Successful growth and sustainability may be expedited by a structured approach irrespective of whether we are addressing a region, a country, a political party, a business, a sport, an extended family, a nuclear family or Cricket West Indies (CWI).
In the context of CWI, the decisions made by the new administration are being immediately communicated through our modern social media environment with diverse responses from its stakeholders. CWI and its stakeholders may well reflect that a house divided cannot stand.
Even though CWI is an ongoing operation rather than a startup and must take immediate action on some matters, it is recommended that the classical business process should be implemented in parallel.
There are five elements to this process.
First, bring the family together (men and women). Select an expert facilitator to synthesize the views of stakeholders, representing board members, management and support services, administrators, governments, sponsors, journalists, public relations and media relations specialists, cricketing legends, current players, coaches, umpires, curators, high-performance centre specialists, the University of the West Indies and cricket supporters (including the Diaspora). The administration ought to facilitate a rational debate of the issues arising from the cross section of views, and rationalize the vision of the organization. As the Japanese say: ‘Everyone has a brain’.
Second, we must agree on a Mission statement as the beacon that lights up our path going forward. The existing Mission statement should be reviewed in the face of the visioning dialogue and a revised Mission statement may emerge. It will clearly elucidate what business we are in, and what goods and services we provide to customers in each geographic domain.
Third, we must sincerely conduct an internal assessment and nurture and develop those elements that are under our control. These would include (1) governance to ensure that all stakeholders are fairly networked into the CWI family concept; (2) government and primary corporate sponsors partnering to provide the finance to secure the financial foundation of CWI; (3) a marketing system which gives life to CWI by increasing business, TV rights, merchandising, ticket sales and attracting other sponsors; (4) discipline, productivity, efficiency and competitiveness to bring success to our teams and profit growth to the organization; and (5) develop the high-performance centre to improve mindset change, skill set change and cross-cultural communication and sustainability.
Fourth, we must be aware of our external environment (political, social, economic, market potential, legal and technology) and be ready to face these components which are not under our control.
Fifth, we must establish a rolling three-year strategic plan out of which will emerge a first-year action plan.
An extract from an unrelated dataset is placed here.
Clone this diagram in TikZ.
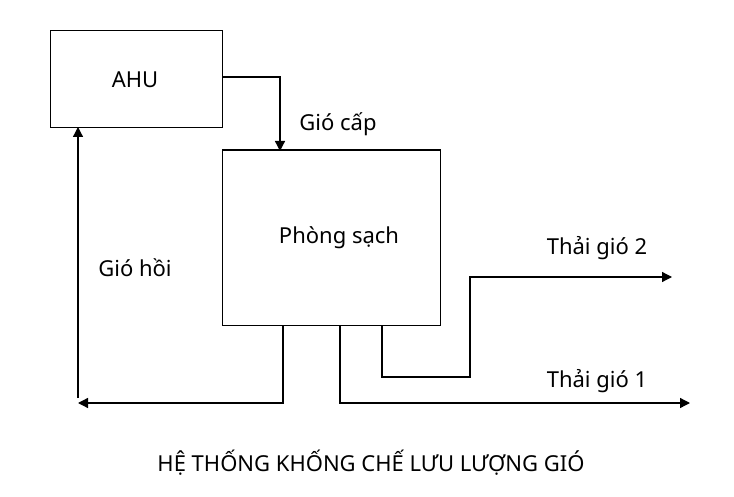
\documentclass[tikz,border=0pt]{standalone}
\usepackage{fontspec}
\setmainfont{Noto Sans}
\usetikzlibrary{arrows.meta}
\begin{document}
\begin{tikzpicture}[x=1pt,y=-1pt,
  ln/.style={line width=1.3pt,black},
  arr/.style={ln,-{Triangle[length=10pt,width=10pt]}},
  lbl/.style={font=\fontsize{22}{26}\selectfont}]
\useasboundingbox (0,0) rectangle (734,497);
\node[draw,line width=1.2pt,minimum width=172pt,minimum height=97pt,anchor=north west] (ahu) at (50,30) {};
\node[lbl] (ahut) at (135,80) {AHU};
\node[draw,line width=1.2pt,minimum width=218pt,minimum height=175pt,anchor=north west] (room) at (222,150) {};
\draw[line width=2.5pt] (room.north west) -- (room.north east);
\node[lbl] at (339,238) {Phòng sạch};
\coordinate (s1) at (222,77); \coordinate (s2) at (280,77); \coordinate (s3) at (280,151);
\draw[arr] (s1) -- (s2) -- (s3);
\node[lbl] at (338,124) {Gió cấp};
\coordinate (r1) at (283,325); \coordinate (r2) at (283,403); \coordinate (r3) at (78,403);
\draw[arr] (r1) -- (r2) -- (r3);
\coordinate (u1) at (78,398); \coordinate (u2) at (78,127);
\draw[arr] (u1) -- (u2);
\node[lbl] at (135,268) {Gió hồi};
\coordinate (e1) at (340,325); \coordinate (e2) at (340,403); \coordinate (e3) at (690,403);
\draw[arr] (e1) -- (e2) -- (e3);
\node[lbl] at (597,381) {Thải gió 1};
\coordinate (f1) at (382,325); \coordinate (f2) at (382,377); \coordinate (f3) at (470,377);
\coordinate (f4) at (470,277); \coordinate (f5) at (672,277);
\draw[arr] (f1) -- (f2) -- (f3) -- (f4) -- (f5);
\node[lbl] at (597,248) {Thải gió 2};
\node[lbl] at (371,463) {HỆ THỐNG KHỐNG CHẾ LƯU LƯỢNG GIÓ};
\end{tikzpicture}
\end{document}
This plan will be diligently monitored on a monthly basis with corrective action taken when targets are not met. This keeps the family on target and on a rolling sustainable path.
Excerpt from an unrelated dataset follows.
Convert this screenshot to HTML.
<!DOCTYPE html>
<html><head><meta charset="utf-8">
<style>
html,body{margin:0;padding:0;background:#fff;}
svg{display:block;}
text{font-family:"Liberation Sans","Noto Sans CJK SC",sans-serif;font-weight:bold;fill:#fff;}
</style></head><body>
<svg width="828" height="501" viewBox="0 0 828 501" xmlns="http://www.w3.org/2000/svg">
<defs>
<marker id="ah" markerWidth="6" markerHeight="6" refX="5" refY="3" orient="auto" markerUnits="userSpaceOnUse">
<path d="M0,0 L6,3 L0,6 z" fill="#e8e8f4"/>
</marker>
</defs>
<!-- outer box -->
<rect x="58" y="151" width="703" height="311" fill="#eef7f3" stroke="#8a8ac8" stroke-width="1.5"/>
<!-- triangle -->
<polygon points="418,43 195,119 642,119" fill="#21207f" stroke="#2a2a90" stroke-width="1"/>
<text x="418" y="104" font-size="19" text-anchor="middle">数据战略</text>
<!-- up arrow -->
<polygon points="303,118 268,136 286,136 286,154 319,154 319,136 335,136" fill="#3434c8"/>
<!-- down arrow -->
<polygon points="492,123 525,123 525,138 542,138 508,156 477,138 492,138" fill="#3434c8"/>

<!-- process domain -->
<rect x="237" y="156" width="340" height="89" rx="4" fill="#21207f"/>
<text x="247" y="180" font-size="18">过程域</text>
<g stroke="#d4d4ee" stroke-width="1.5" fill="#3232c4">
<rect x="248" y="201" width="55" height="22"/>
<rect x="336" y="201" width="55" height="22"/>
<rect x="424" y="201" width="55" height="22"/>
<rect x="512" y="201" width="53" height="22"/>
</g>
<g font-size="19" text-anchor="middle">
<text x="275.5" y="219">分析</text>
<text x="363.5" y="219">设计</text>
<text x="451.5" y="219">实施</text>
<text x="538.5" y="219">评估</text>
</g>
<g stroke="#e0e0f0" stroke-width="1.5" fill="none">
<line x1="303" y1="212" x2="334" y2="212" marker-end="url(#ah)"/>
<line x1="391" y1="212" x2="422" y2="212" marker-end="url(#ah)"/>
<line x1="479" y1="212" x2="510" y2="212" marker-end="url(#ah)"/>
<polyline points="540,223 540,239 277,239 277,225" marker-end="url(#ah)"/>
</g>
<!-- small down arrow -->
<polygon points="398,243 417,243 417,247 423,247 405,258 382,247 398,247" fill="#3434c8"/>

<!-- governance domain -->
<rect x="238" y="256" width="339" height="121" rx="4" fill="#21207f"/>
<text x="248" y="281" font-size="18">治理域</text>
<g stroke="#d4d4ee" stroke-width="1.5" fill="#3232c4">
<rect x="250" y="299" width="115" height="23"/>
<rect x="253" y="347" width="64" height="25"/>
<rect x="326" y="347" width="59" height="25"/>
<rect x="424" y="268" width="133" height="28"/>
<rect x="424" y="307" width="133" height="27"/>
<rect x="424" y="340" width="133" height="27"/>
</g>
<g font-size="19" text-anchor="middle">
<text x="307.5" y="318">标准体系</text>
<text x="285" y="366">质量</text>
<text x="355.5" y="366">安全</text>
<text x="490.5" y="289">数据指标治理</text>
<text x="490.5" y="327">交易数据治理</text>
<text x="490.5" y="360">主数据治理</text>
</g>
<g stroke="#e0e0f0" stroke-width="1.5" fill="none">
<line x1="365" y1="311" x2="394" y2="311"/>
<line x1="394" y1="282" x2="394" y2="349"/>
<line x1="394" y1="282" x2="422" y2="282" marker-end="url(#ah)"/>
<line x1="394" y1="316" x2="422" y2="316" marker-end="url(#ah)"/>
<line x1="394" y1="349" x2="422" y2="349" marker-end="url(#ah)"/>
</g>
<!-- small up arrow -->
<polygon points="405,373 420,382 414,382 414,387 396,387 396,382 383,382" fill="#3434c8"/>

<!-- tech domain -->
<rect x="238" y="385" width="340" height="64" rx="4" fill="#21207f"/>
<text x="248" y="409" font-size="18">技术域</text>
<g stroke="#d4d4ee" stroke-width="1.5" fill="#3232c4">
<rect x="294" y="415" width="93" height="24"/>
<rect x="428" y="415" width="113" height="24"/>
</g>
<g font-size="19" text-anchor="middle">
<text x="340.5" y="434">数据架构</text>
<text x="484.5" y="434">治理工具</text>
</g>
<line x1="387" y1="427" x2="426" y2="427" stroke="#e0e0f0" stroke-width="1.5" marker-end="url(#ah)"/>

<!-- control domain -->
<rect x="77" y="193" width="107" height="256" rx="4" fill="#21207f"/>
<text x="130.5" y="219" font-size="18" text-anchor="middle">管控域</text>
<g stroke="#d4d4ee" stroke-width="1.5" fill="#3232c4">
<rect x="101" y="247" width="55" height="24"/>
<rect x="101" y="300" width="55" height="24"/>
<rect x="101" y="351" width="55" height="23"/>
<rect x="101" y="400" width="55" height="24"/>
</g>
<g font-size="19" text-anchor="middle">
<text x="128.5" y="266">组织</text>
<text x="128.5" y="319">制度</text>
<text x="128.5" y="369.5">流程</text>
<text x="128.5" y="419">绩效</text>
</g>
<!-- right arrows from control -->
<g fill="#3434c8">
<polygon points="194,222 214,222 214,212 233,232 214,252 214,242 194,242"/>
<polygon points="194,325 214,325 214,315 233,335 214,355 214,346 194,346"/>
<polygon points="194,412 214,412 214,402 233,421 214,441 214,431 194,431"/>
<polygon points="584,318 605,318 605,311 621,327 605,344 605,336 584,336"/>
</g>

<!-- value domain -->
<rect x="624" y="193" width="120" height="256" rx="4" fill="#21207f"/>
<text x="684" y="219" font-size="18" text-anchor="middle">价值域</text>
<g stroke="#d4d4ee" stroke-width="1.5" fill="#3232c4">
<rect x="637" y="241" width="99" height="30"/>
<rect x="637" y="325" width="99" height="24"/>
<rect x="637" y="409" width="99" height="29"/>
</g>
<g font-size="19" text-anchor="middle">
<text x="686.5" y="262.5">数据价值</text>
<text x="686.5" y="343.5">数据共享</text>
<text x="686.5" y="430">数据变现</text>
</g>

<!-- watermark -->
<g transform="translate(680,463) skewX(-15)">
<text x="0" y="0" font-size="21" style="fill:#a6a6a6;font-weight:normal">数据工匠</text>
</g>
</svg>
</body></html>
A business approach that embraces the concept – ‘a family that comes together stays together’ – has not been adopted by the new CWI administration and its stakeholders despite much advice which has been offered. Growing egos, fiery tongues, precipitous decision-making, perceived ‘I scratch your back you scratch mine’ arrangements, and reckless dismissals of contracted staff leading to a string of lawsuits, have been the order of the day.
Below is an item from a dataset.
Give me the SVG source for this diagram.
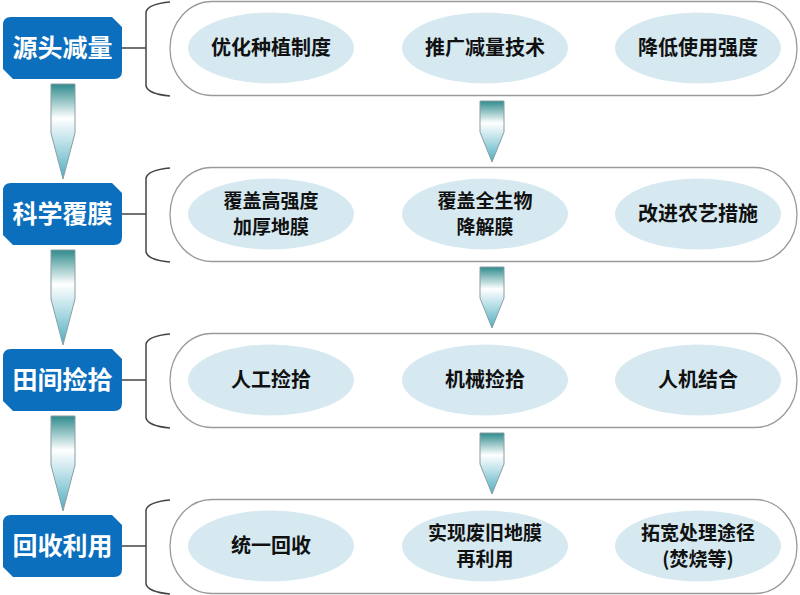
<svg xmlns="http://www.w3.org/2000/svg" width="800" height="595" viewBox="0 0 800 595">
<defs>
<linearGradient id="ag" x1="0" y1="0" x2="0" y2="1">
<stop offset="0" stop-color="#2f8b8d"/>
<stop offset="0.36" stop-color="#ffffff"/>
<stop offset="0.6" stop-color="#bfe2ea"/>
<stop offset="1" stop-color="#4eaec0"/>
</linearGradient>
<path id="box" d="M11,17 H112 L122,27 V71 Q122,79 114,79 H13 L3,69 V25 Q3,17 11,17 Z"/>
<path id="brace" d="M170,2 Q148,4 146,12 V86 Q148,94 170,96 M122,48 H146"/>
<rect id="pill" x="170" y="1.5" width="627" height="94" rx="42" ry="47"/>
<path id="larrow" d="M51,84 H75 V133 L63,179 L51,133 Z"/>
<path id="marrow" d="M480,101 H504 V132 L492,162 L480,132 Z"/>
</defs>
<style>
.box{fill:#0b6fbd}
.bt{font-family:"Noto Sans CJK SC","Noto Sans",sans-serif;font-weight:bold;font-size:25px;fill:#ffffff;text-anchor:middle}
.pill{fill:#ffffff;stroke:#9a9a9a;stroke-width:1.3}
.brace{fill:none;stroke:#444444;stroke-width:1.5}
.ell{fill:#d6e9f1}
.et{font-family:"Noto Sans CJK SC","Noto Sans",sans-serif;font-weight:bold;font-size:20px;fill:#111111;text-anchor:middle}
.et2{font-size:19px}
.arr{fill:url(#ag);stroke:#8a9ea2;stroke-width:1}
</style>

<g id="connectors">
<use href="#brace" class="brace"/>
<use href="#brace" class="brace" transform="translate(0,166)"/>
<use href="#brace" class="brace" transform="translate(0,332)"/>
<use href="#brace" class="brace" transform="translate(0,498)"/>
<use href="#larrow" class="arr"/>
<use href="#larrow" class="arr" transform="translate(0,166)"/>
<use href="#larrow" class="arr" transform="translate(0,332)"/>
<use href="#marrow" class="arr"/>
<use href="#marrow" class="arr" transform="translate(0,166)"/>
<use href="#marrow" class="arr" transform="translate(0,332)"/>
</g>

<g id="row1">
<g id="stage1"><use href="#box" class="box"/><text class="bt" x="62.5" y="57">源头减量</text></g>
<g id="group1"><use href="#pill" class="pill"/></g>
<g id="n1a"><ellipse class="ell" cx="271" cy="48" rx="83" ry="35.5"/><text class="et" x="271" y="55">优化种植制度</text></g>
<g id="n1b"><ellipse class="ell" cx="485" cy="48" rx="83" ry="35.5"/><text class="et" x="485" y="55">推广减量技术</text></g>
<g id="n1c"><ellipse class="ell" cx="698" cy="48" rx="83" ry="35.5"/><text class="et" x="698" y="55">降低使用强度</text></g>
</g>

<g id="row2">
<g id="stage2"><use href="#box" class="box" transform="translate(0,166)"/><text class="bt" x="62.5" y="223">科学覆膜</text></g>
<g id="group2"><use href="#pill" class="pill" transform="translate(0,166)"/></g>
<g id="n2a"><ellipse class="ell" cx="271" cy="214" rx="83" ry="35.5"/><text class="et et2" x="271" y="208">覆盖高强度<tspan x="271" dy="26">加厚地膜</tspan></text></g>
<g id="n2b"><ellipse class="ell" cx="485" cy="214" rx="83" ry="35.5"/><text class="et et2" x="485" y="208">覆盖全生物<tspan x="485" dy="26">降解膜</tspan></text></g>
<g id="n2c"><ellipse class="ell" cx="698" cy="214" rx="83" ry="35.5"/><text class="et" x="698" y="221">改进农艺措施</text></g>
</g>

<g id="row3">
<g id="stage3"><use href="#box" class="box" transform="translate(0,332)"/><text class="bt" x="62.5" y="389">田间捡拾</text></g>
<g id="group3"><use href="#pill" class="pill" transform="translate(0,332)"/></g>
<g id="n3a"><ellipse class="ell" cx="271" cy="380" rx="83" ry="35.5"/><text class="et" x="271" y="387">人工捡拾</text></g>
<g id="n3b"><ellipse class="ell" cx="485" cy="380" rx="83" ry="35.5"/><text class="et" x="485" y="387">机械捡拾</text></g>
<g id="n3c"><ellipse class="ell" cx="698" cy="380" rx="83" ry="35.5"/><text class="et" x="698" y="387">人机结合</text></g>
</g>

<g id="row4">
<g id="stage4"><use href="#box" class="box" transform="translate(0,498)"/><text class="bt" x="62.5" y="555">回收利用</text></g>
<g id="group4"><use href="#pill" class="pill" transform="translate(0,498)"/></g>
<g id="n4a"><ellipse class="ell" cx="271" cy="546" rx="83" ry="35.5"/><text class="et" x="271" y="553">统一回收</text></g>
<g id="n4b"><ellipse class="ell" cx="485" cy="546" rx="83" ry="35.5"/><text class="et et2" x="485" y="540">实现废旧地膜<tspan x="485" dy="26">再利用</tspan></text></g>
<g id="n4c"><ellipse class="ell" cx="698" cy="546" rx="83" ry="35.5"/><text class="et et2" x="698" y="540">拓宽处理途径<tspan x="698" dy="26">(焚烧等)</tspan></text></g>
</g>
</svg>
I had hoped that, instead, more mature reflection would have prevailed, by building on the strengths; strengthening the weaknesses; taking advantage of the opportunities, and avoiding the threats which were inherited from previous administrations.
Even at this stage, notwithstanding their rash behavior, it would be wise for the new administration to follow a structured business approach starting with the mounting of a strategic visioning session, with representatives from all stakeholders, develop the three-year strategic plan, and then execute a modified first-year plan based on the strategic inputs.